##### Data lines

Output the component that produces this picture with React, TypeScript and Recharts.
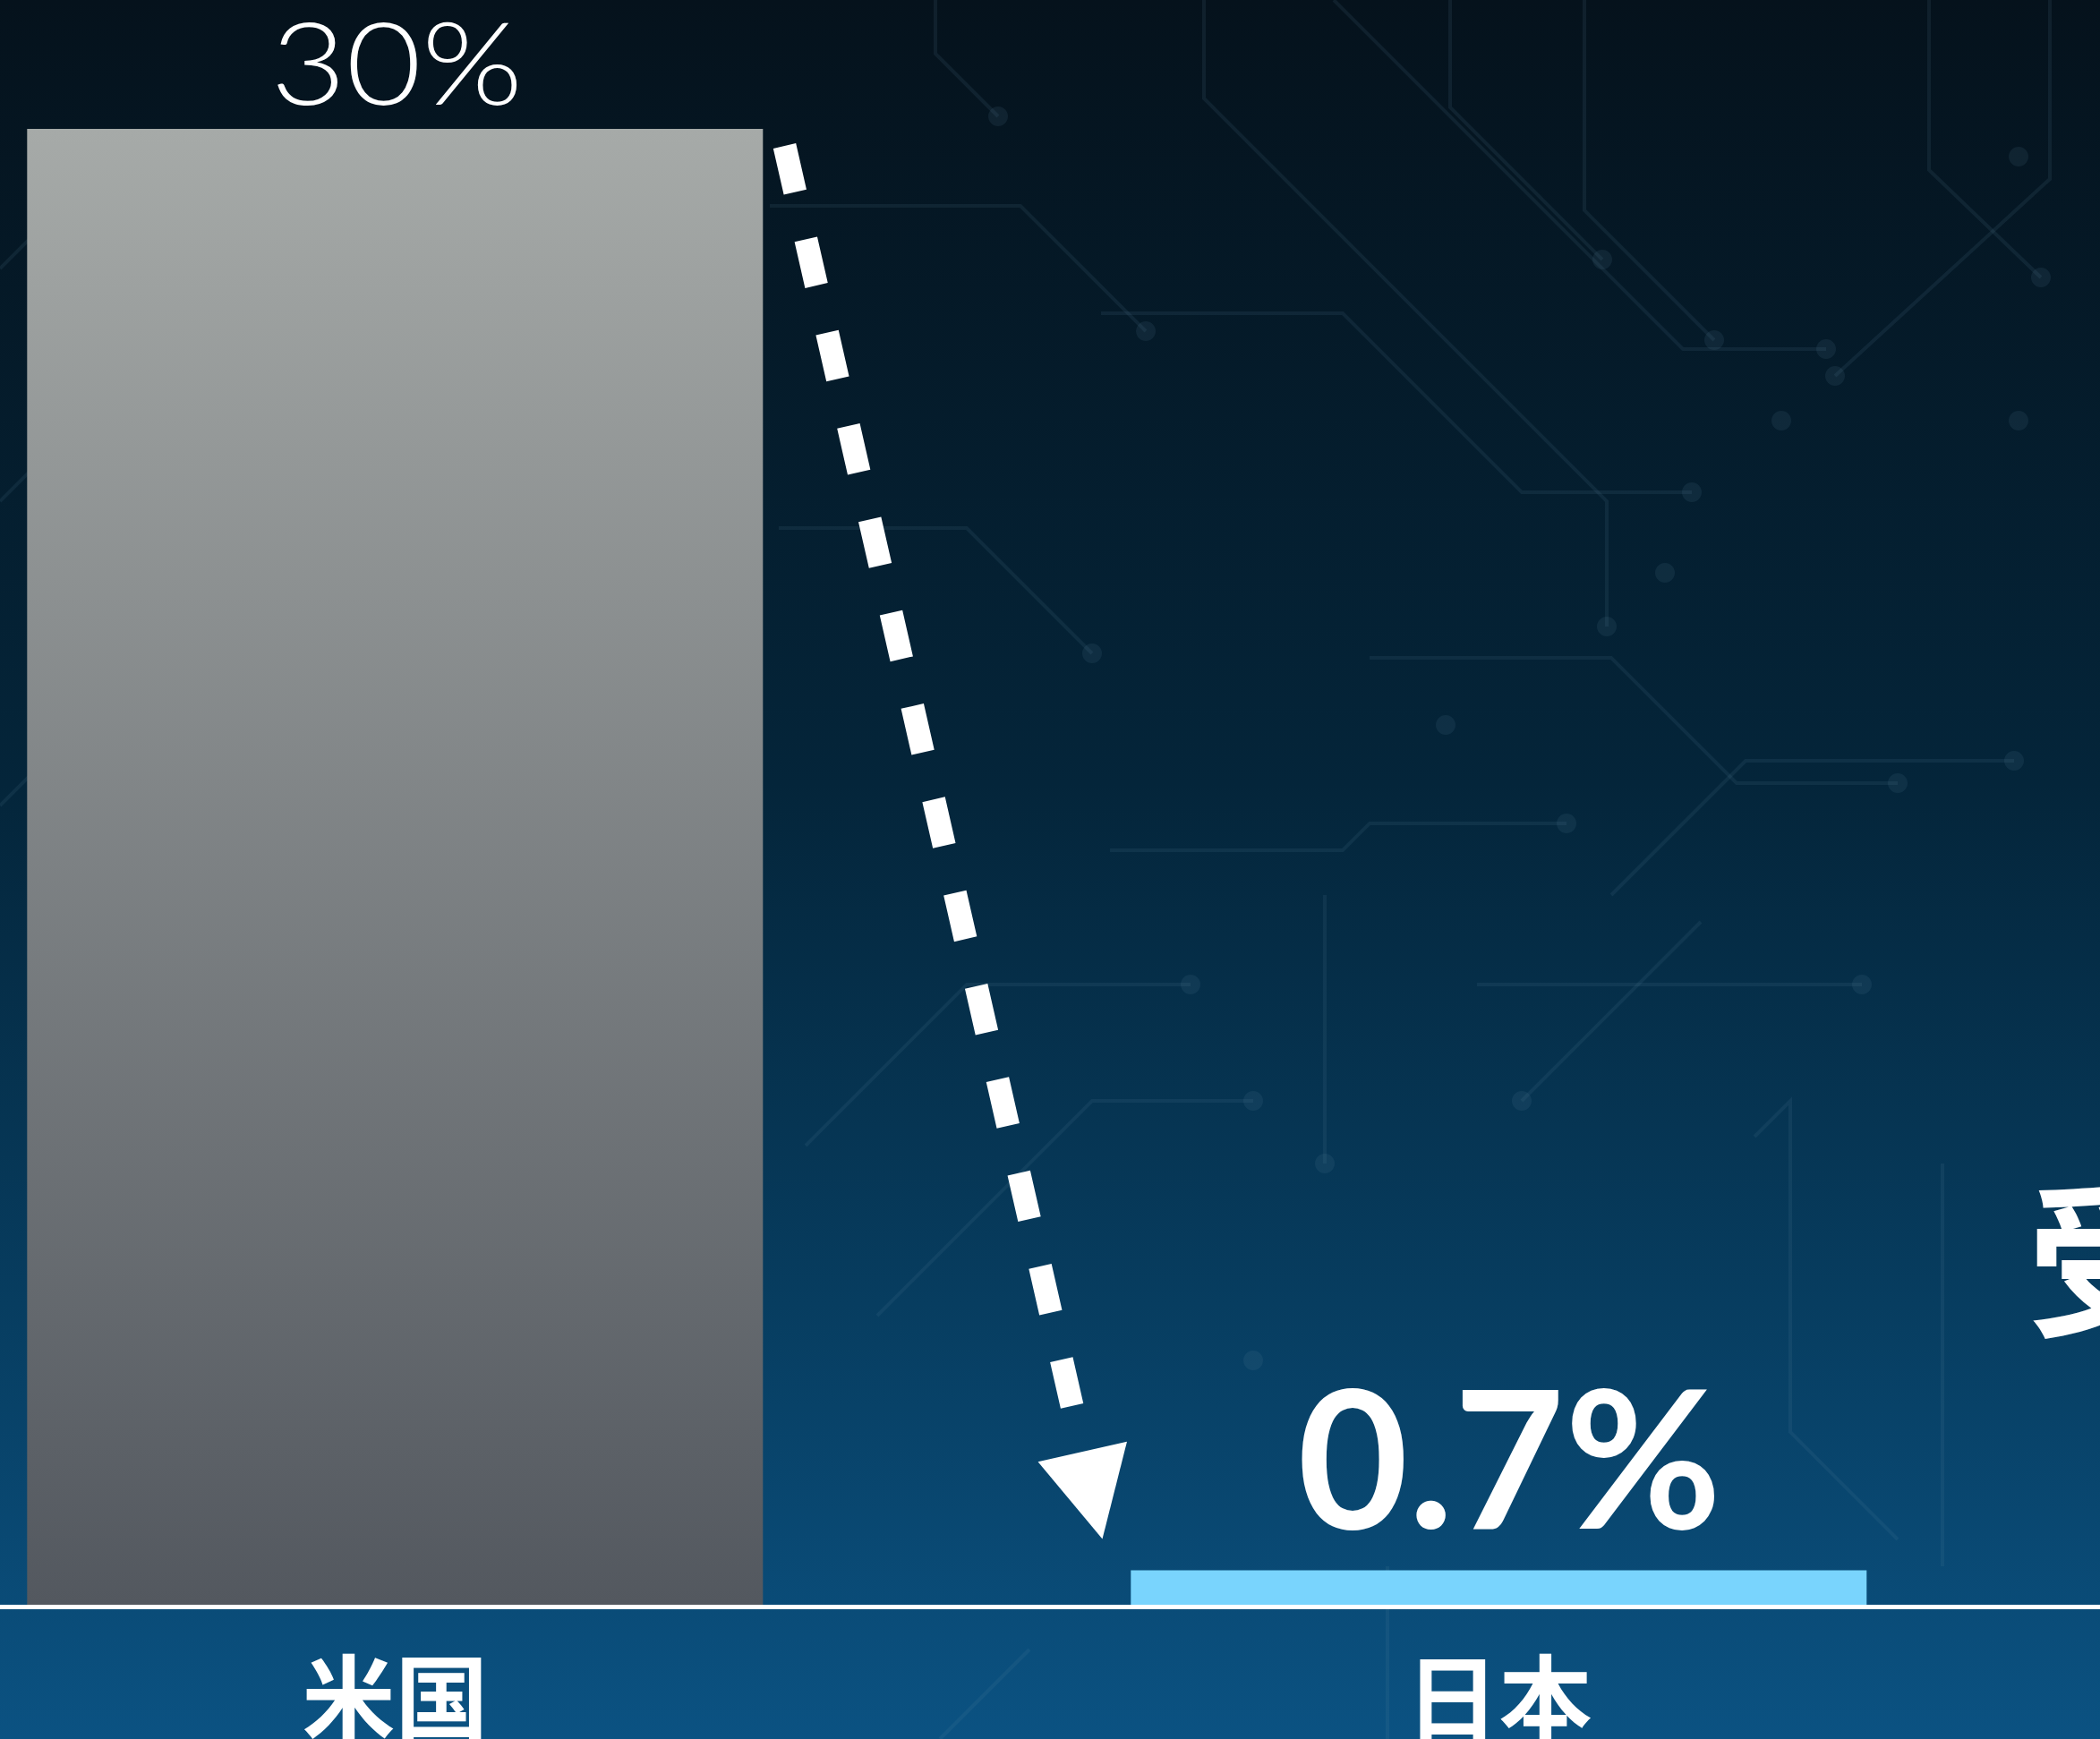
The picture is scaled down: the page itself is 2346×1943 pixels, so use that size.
import { BarChart, Bar, XAxis, YAxis, Cell, LabelList, ReferenceLine } from "recharts";

// data
const categories = ["米国", "日本"];
const shares = [30, 0.7];
const shareLabels = ["30%", "0.7%"];
const barColors = ["url(#usBarGrad)", "#79d4fd"];

const data = categories.map((name, i) => ({
  name,
  share: shares[i],
  label: shareLabels[i],
}));

const PAGE_W = 2346;
const PAGE_H = 1943;
const CHART_LEFT = -175;
const CHART_W = 2600;

// faint circuit traces for the backdrop
const traces = [
  "M1345 0 L1345 110 L1795 560 L1795 700",
  "M1045 0 L1045 60 L1115 130",
  "M1770 0 L1770 235 L1915 380",
  "M1490 0 L1880 390 L2040 390",
  "M1620 0 L1620 120 L1790 290",
  "M2155 0 L2155 190 L2280 310",
  "M2290 0 L2290 200 L2050 420",
  "M1230 350 L1500 350 L1700 550 L1890 550",
  "M1530 735 L1800 735 L1940 875 L2120 875",
  "M1240 950 L1500 950 L1530 920 L1750 920",
  "M1650 1100 L2080 1100",
  "M1800 1000 L1950 850 L2250 850",
  "M860 230 L1140 230 L1280 370",
  "M870 590 L1080 590 L1220 730",
  "M900 1280 L1080 1100 L1330 1100",
  "M980 1470 L1220 1230 L1400 1230",
  "M1700 1230 L1900 1030",
  "M0 300 L140 160",
  "M0 560 L200 360",
  "M0 900 L260 640",
  "M1960 1270 L2000 1230 L2000 1600 L2120 1720",
  "M2170 1300 L2170 1750",
  "M1480 1000 L1480 1300",
  "M1550 1750 L1550 1943",
  "M1050 1943 L1150 1843",
];

const dots = [
  [1115, 130], [1795, 700], [1915, 380], [2040, 390], [1790, 290], [2280, 310],
  [2050, 420], [1890, 550], [2120, 875], [1750, 920], [2080, 1100], [2250, 850],
  [1280, 370], [1220, 730], [1330, 1100], [1400, 1230], [1700, 1230], [1480, 1300],
  [1400, 1520], [1860, 640], [1990, 470], [2255, 175], [2255, 470], [1615, 810],
];

function CategoryTick(props: any) {
  const { x, y, payload } = props;
  return (
    <text
      x={x}
      y={Number(y) + 144}
      textAnchor="middle"
      fill="#ffffff"
      fontSize={104}
      fontWeight={700}
      fontFamily='"Noto Sans CJK JP", sans-serif'
    >
      {payload.value}
    </text>
  );
}

function ValueLabel(props: any) {
  const { x, y, width, value, index } = props;
  const cx = Number(x) + Number(width) / 2;
  if (index === 0) {
    return (
      <text
        x={cx + 2}
        y={Number(y) - 27}
        textAnchor="middle"
        fill="#ffffff"
        fontSize={128}
        fontWeight={300}
        fontFamily="Lato, sans-serif"
        textLength={282}
        lengthAdjust="spacingAndGlyphs"
      >
        {value}
      </text>
    );
  }
  return (
    <text
      x={cx + 12}
      y={Number(y) - 47}
      textAnchor="middle"
      fill="#ffffff"
      fontSize={215}
      fontWeight={700}
      fontFamily="Lato, sans-serif"
      textLength={474}
      lengthAdjust="spacingAndGlyphs"
    >
      {value}
    </text>
  );
}

// dashed arrow from the top of the US bar down to the Japan bar
function DashedArrow(props: any) {
  const { x1, y1, x2, y2 } = props;
  const sx = x1 + 435;
  const sy = y1 + 19;
  const tx = x2 - 443;
  const ty = y2 - 35;
  const len = Math.hypot(tx - sx, ty - sy);
  const ux = (tx - sx) / len;
  const uy = (ty - sy) / len;
  const head = 100;
  const half = 51;
  const bx = tx - ux * head;
  const by = ty - uy * head;
  const px = -uy;
  const py = ux;
  return (
    <g>
      <line
        x1={sx}
        y1={sy}
        x2={bx}
        y2={by}
        stroke="#ffffff"
        strokeWidth={26}
        strokeDasharray="53 54"
      />
      <polygon
        points={`${tx},${ty} ${bx + px * half},${by + py * half} ${bx - px * half},${by - py * half}`}
        fill="#ffffff"
      />
    </g>
  );
}

export default function App() {
  return (
    <div
      style={{
        position: "fixed",
        left: 0,
        top: 0,
        width: PAGE_W,
        height: PAGE_H,
        overflow: "hidden",
        background: "linear-gradient(180deg, #05121c 0%, #04253a 45%, #073d60 75%, #0b5282 100%)",
      }}
    >
      <svg width={PAGE_W} height={PAGE_H} style={{ position: "absolute", left: 0, top: 0 }}>
        {traces.map((d, i) => (
          <path key={i} d={d} fill="none" stroke="#5f8aa8" strokeOpacity={0.12} strokeWidth={4} />
        ))}
        {dots.map(([cx, cy], i) => (
          <circle key={i} cx={cx} cy={cy} r={11} fill="#5f8aa8" fillOpacity={0.12} />
        ))}
      </svg>

      <div style={{ position: "absolute", left: CHART_LEFT, top: 0 }}>
        <BarChart
          width={CHART_W}
          height={PAGE_H}
          data={data}
          margin={{ top: 144, right: 0, bottom: 0, left: 0 }}
          barCategoryGap="16.65%"
        >
          <defs>
            <linearGradient id="usBarGrad" x1="0" y1="0" x2="0" y2="1">
              <stop offset="0%" stopColor="#a6aaa8" />
              <stop offset="100%" stopColor="#53585f" />
            </linearGradient>
          </defs>
          <YAxis hide domain={[0, 30]} />
          <Bar dataKey="share" isAnimationActive={false}>
            {data.map((_, i) => (
              <Cell key={`cell-${i}`} fill={barColors[i % barColors.length]} />
            ))}
            <LabelList dataKey="label" content={<ValueLabel />} />
          </Bar>
          <XAxis
            dataKey="name"
            height={150}
            padding={{ left: 0, right: CHART_W - 2466 }}
            tickLine={false}
            tickSize={0}
            tickMargin={0}
            axisLine={{ stroke: "#ffffff", strokeWidth: 5, transform: "translate(0,2.5)" }}
            tick={<CategoryTick />}
            interval={0}
          />
          <ReferenceLine
            segment={[
              { x: categories[0], y: shares[0] },
              { x: categories[1], y: shares[1] },
            ]}
            shape={(p: any) => <DashedArrow {...p} />}
          />
        </BarChart>
      </div>

      <svg width={PAGE_W} height={PAGE_H} style={{ position: "absolute", left: 0, top: 0, pointerEvents: "none" }}>
        <text
          x={2264}
          y={1480}
          fill="#ffffff"
          fontSize={190}
          fontWeight={700}
          fontFamily='"Noto Sans CJK JP", sans-serif'
        >
          受
        </text>
      </svg>
    </div>
  );
}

##########

Give the count of lines holding the word "down", with no other words.

2